What is Yoga, and why should anyone seek it? Elizabeth Kadetsky attempts to answer this question with a dual narrative in First There is a Mountain. This is Kadetsky’s first book - a part memoir and part biography - and follows a prolific freelance career.
First There is a Mountain is ambitiously designed and meticulously researched but often wobbles unsteadily as Kadetsky hovers between the personal angst which led her to yoga and her journalistic impressions of her guru, the yoga pioneer B.K.S Iyengar. Iyengar is the author of Light on Yoga, the groundbreaking work on yogic asanas and the founder of a style of yoga known the world over as Iyengar Yoga.
The book begins promisingly with a fable about the philosopher Ramanuja and soon takes us to the Iyengar Yoga Institute in Pune, India, where Kadetsky tries to unravel Iyengar’s yoga lineage. While her imagery is majestic, transporting one instantly to another world, Kadetsky liberally intersperses her observations with commentary; her pigeonholing remarks and persistent need to figure out her "foreign" Indian environment deplete the prose of much of its vivacity.
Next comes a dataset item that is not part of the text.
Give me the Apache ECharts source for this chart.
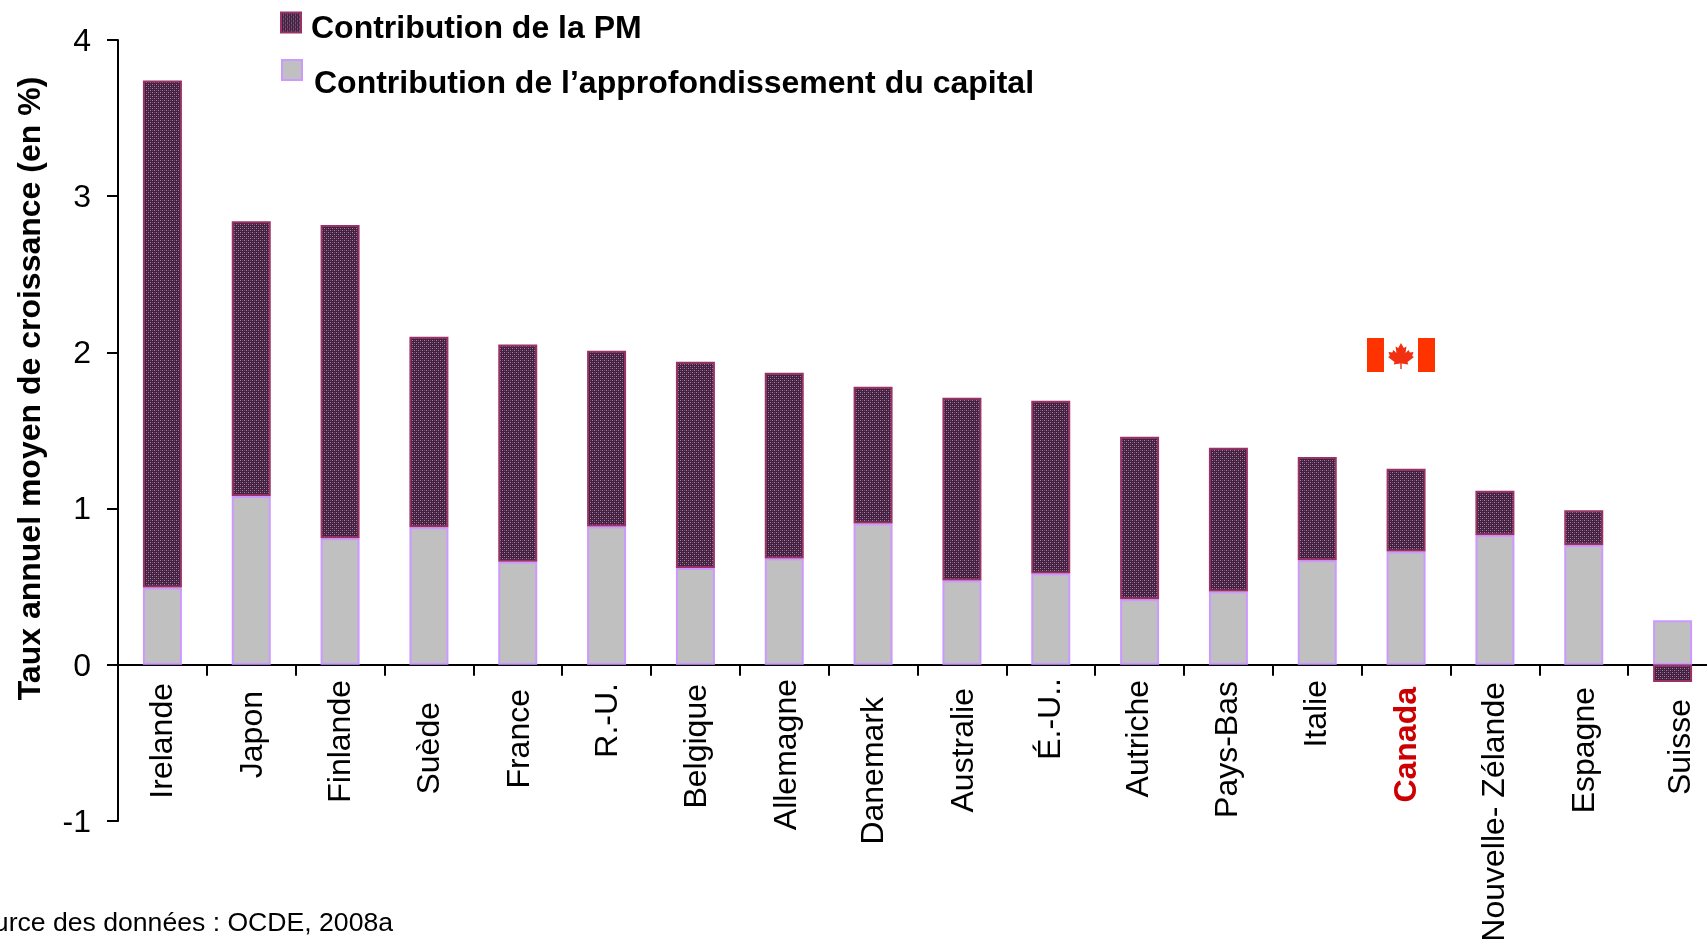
<!DOCTYPE html>
<html><head><meta charset="utf-8">
<style>html,body{margin:0;padding:0;background:#fff;overflow:hidden}#c{width:1707px;height:939px}</style>
<script src="https://cdn.jsdelivr.net/npm/echarts@6/dist/echarts.min.js"></script>
</head><body><div id="c"></div>
<script>
const categories = ['Irelande','Japon','Finlande','Suède','France','R.-U.','Belgique','Allemagne','Danemark','Australie','É.-U..','Autriche','Pays-Bas','Italie','Canada','Nouvelle- Zélande','Espagne','Suisse'];
const capitalValues = [0.495,1.08,0.81,0.88,0.66,0.885,0.62,0.68,0.905,0.54,0.585,0.42,0.47,0.67,0.725,0.83,0.765,0.285];
const pmValues = [3.245,1.76,2.005,1.22,1.39,1.125,1.32,1.19,0.875,1.17,1.105,1.04,0.92,0.66,0.53,0.285,0.225,-0.11];
const yTicks = [-1,0,1,2,3,4];
const seriesNames = ['Contribution de la PM','Contribution de l’approfondissement du capital'];
const yTitle = 'Taux annuel moyen de croissance (en %)';
const sourceNote = 'Source des données : OCDE, 2008a';
// hand-placed label offsets in the reference: along the label, and across it
const labelNudge = [6,14,3,25,12,6,7,2,20,11,1,3,4,3,10,5,10,22];
const labelShift = [1,2,1,1,2,2,2,3,1,2,0,0,0,0,1,0,1,9];

const FONT = '"Liberation Sans", Arial, sans-serif';
const pat = document.createElement('canvas'); pat.width = 4; pat.height = 4;
const g = pat.getContext('2d');
g.fillStyle = '#43203f'; g.fillRect(0,0,4,4);
g.fillStyle = '#a585a4'; g.fillRect(0,0,1,1); g.fillRect(2,2,1,1);
g.fillStyle = '#6f4a6d'; g.fillRect(2,0,1,1); g.fillRect(0,2,1,1);

const chart = echarts.init(document.getElementById('c'), null, {renderer:'canvas'});
const pmStyle = {color:{image:pat,repeat:'repeat'},borderColor:'#993366',borderWidth:2};
const capStyle = {color:'#c0c0c0',borderColor:'#cc99ff',borderWidth:2};
const leafPoints = [[34,5],[36.8,10],[39.5,8.5],[38.5,15],[41.5,12],[42.8,14.5],[46.5,14],[45.2,18],[47,19],[40.5,24],[41.3,26.5],[34.7,25.5],[34.7,31],[33.3,31],[33.3,25.5],[26.7,26.5],[27.5,24],[21,19],[22.8,18],[21.5,14],[25.2,14.5],[26.5,12],[29.5,15],[28.5,8.5],[31.2,10]];
const legendText = (top,left)=>({formatter:'{a|{name}}',textStyle:{rich:{a:{fontFamily:FONT,fontWeight:'bold',fontSize:32,color:'#000',padding:[top,0,0,left]}}}});
const labelStyle = (c,i)=>Object.assign(
  {padding:[0,labelNudge[i],0,0]},
  labelShift[i]>0?{verticalAlign:'top',lineHeight:labelShift[i]*2}:{},
  c==='Canada'?{color:'#cc0000',fontWeight:'bold'}:{});

chart.setOption({
  animation:false,
  backgroundColor:'#fff',
  grid:{left:118,top:40,width:1599,height:781,outerBoundsMode:'none'},
  legend:[
    Object.assign({data:[seriesNames[0]],left:280,top:11.5,itemWidth:20,itemHeight:20,icon:'rect',padding:0},legendText(14,5)),
    Object.assign({data:[seriesNames[1]],left:281,top:59,itemWidth:20,itemHeight:20,icon:'rect',padding:0},legendText(28,7))
  ],
  title:{text:sourceNote,right:1314,top:910,padding:0,textStyle:{fontFamily:FONT,fontWeight:'normal',fontSize:26.6,color:'#000'}},
  xAxis:{type:'category',
    data:categories.map((c,i)=>({value:c,textStyle:labelStyle(c,i)})),
    axisLine:{onZero:true,lineStyle:{color:'#000',width:2}},
    axisTick:{show:true,alignWithLabel:false,length:11,lineStyle:{color:'#000',width:2}},
    axisLabel:{interval:0,rotate:90,margin:-144,fontFamily:FONT,fontSize:32,color:'#000',hideOverlap:false},
    splitLine:{show:false}},
  yAxis:{type:'value',min:yTicks[0],max:yTicks[yTicks.length-1],interval:1,
    name:yTitle,nameLocation:'middle',nameGap:71,
    nameTextStyle:{fontFamily:FONT,fontWeight:'bold',fontSize:32,color:'#000',padding:[0,0,0,84]},
    axisLine:{show:true,onZero:false,lineStyle:{color:'#000',width:2}},
    axisTick:{show:true,length:11,lineStyle:{color:'#000',width:2}},
    axisLabel:{margin:27,fontFamily:FONT,fontSize:32,color:'#000',verticalAlign:'top',lineHeight:4},
    splitLine:{show:false}},
  series:[
    {name:seriesNames[1],type:'bar',stack:'t',barWidth:39,data:capitalValues,itemStyle:capStyle},
    {name:seriesNames[0],type:'bar',stack:'t',barWidth:39,data:pmValues,itemStyle:pmStyle}
  ],
  graphic:[{type:'group',x:1367,y:338,children:[
    {type:'rect',shape:{x:0,y:0,width:68,height:34},style:{fill:'#ff3300'}},
    {type:'rect',shape:{x:17,y:0,width:34,height:34},style:{fill:'#fff'}},
    {type:'polygon',shape:{points:leafPoints},style:{fill:'#f03010'}}
  ]}]
});
</script></body></html>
A keen observer, Kadetsky gives the reader an up-close and personal peek at the internal politics, paradoxes and passion enveloping Iyengar’s yoga empire. Still, her bittersweet relationship with India, her yoga mentor and his children constantly cloud the narrative. While life does not read like a story with a beginning, middle and end, most books that touch us are typically very centered in approach; Kadetsky’s lack of focus make it hard to take the journal-style entries seriously.
Iyengar comes across as a caricature – neither his follies nor his mesmerizing charm penetrates the haze of anecdotal plenty - while Kadetsky’s numerous personal issues never quite go away. It is perhaps this lack of resolution that leaves one with an unsettled feeling even after her valiant attempt in the end to integrate her journeys into a (rather un-incubated and abrupt) spiritual Eureka.